UAV-Assisted Communications in SAGIN-ISAC: Mobile User Tracking and Robust Beamforming

Abstract

Both the space-air-ground integrated networks (SAGIN) and the integrated sensing and communication (ISAC) are promising technologies in future communication systems. This paper investigates the mobile user (MU) tracking and robust beamforming design by the unmanned aerial vehicle (UAV) in an SAGIN-ISAC system. Two schemes for acquiring the location information of MUs at the UAV are proposed, namely the space-assisted and ISAC-assisted schemes. The former requires the precise location information from the satellite by the space-air transmission, while the latter estimates the location information of MUs via a proposed extended Kalman filter based algorithm. The obtained location information is then utilized to predict the channel distribution of MUs, which can be used to formulate an outage-constrained energy efficiency (EE) maximization problem. The considered problem is first reformulated based on the Bernstein-type inequality to derive computationally tractable forms of the outage probability constraints.

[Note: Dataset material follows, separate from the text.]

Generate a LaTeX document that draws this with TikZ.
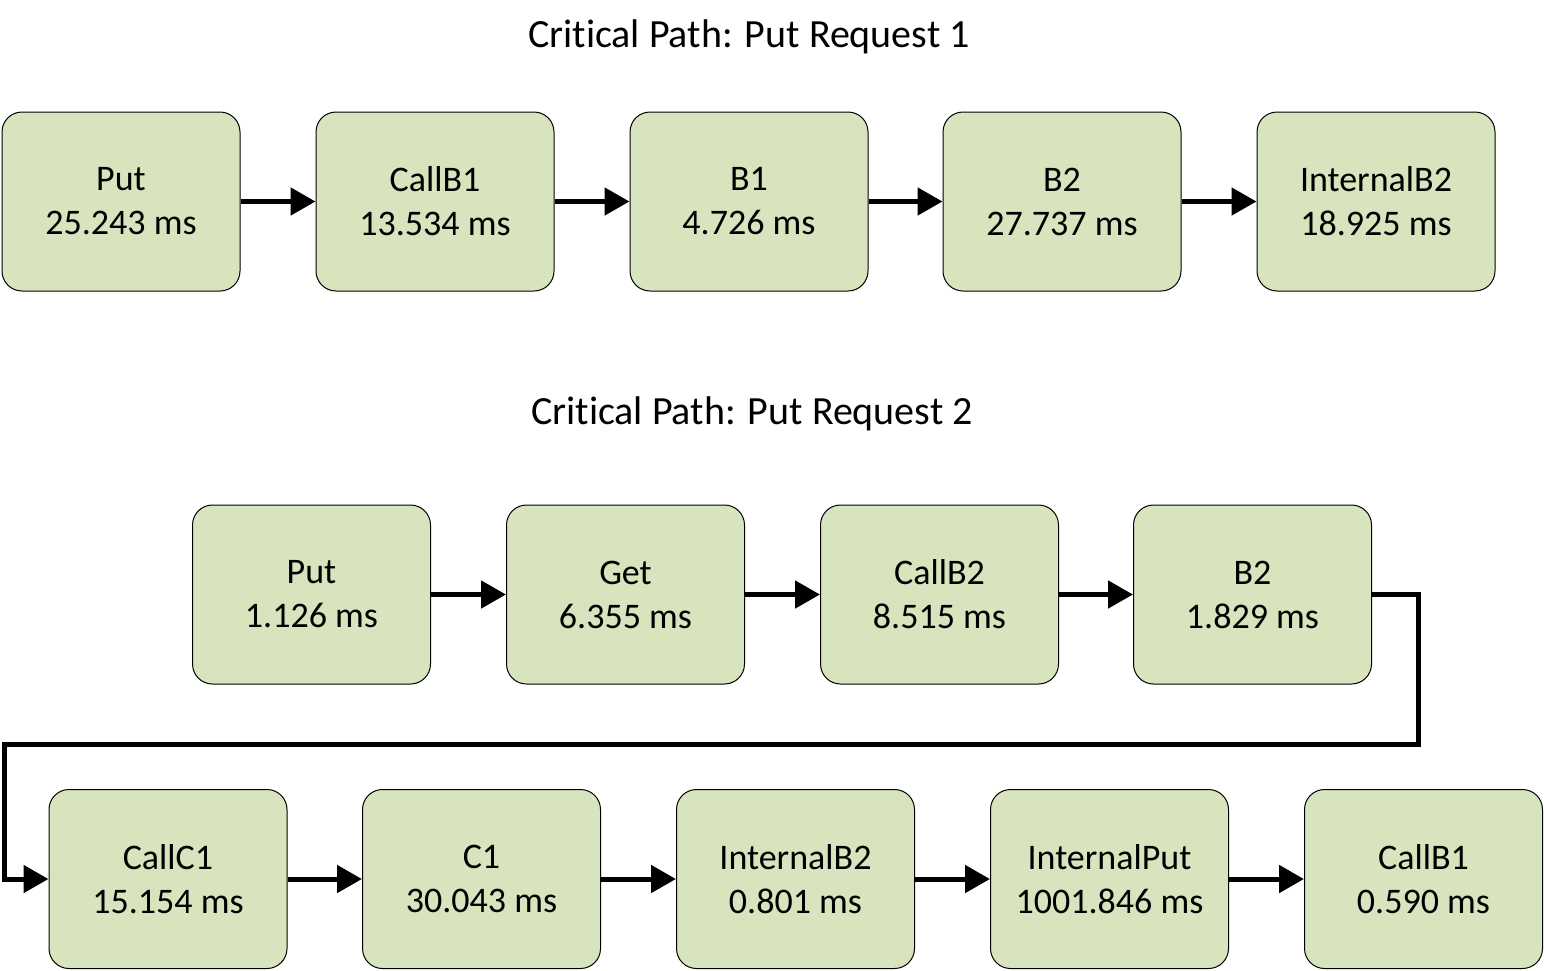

Then, the reformulated problem is solved via the semi-definite relaxation (SDR) and successive convex approximation methods, where the tightness of employing SDR is theoretically proved. Numerical results illustrate the trajectories of the UAV for tracking MUs under the space-assisted and ISAC-assisted schemes, and discuss the impact of the space-air transmission on the EE performance. It is observed that there exists a trade-off between space-air transmission overhead and location prediction precision of MUs. By integrating the ISAC in SAGIN, the information demand from the space is reduced compared with traditional SAGIN.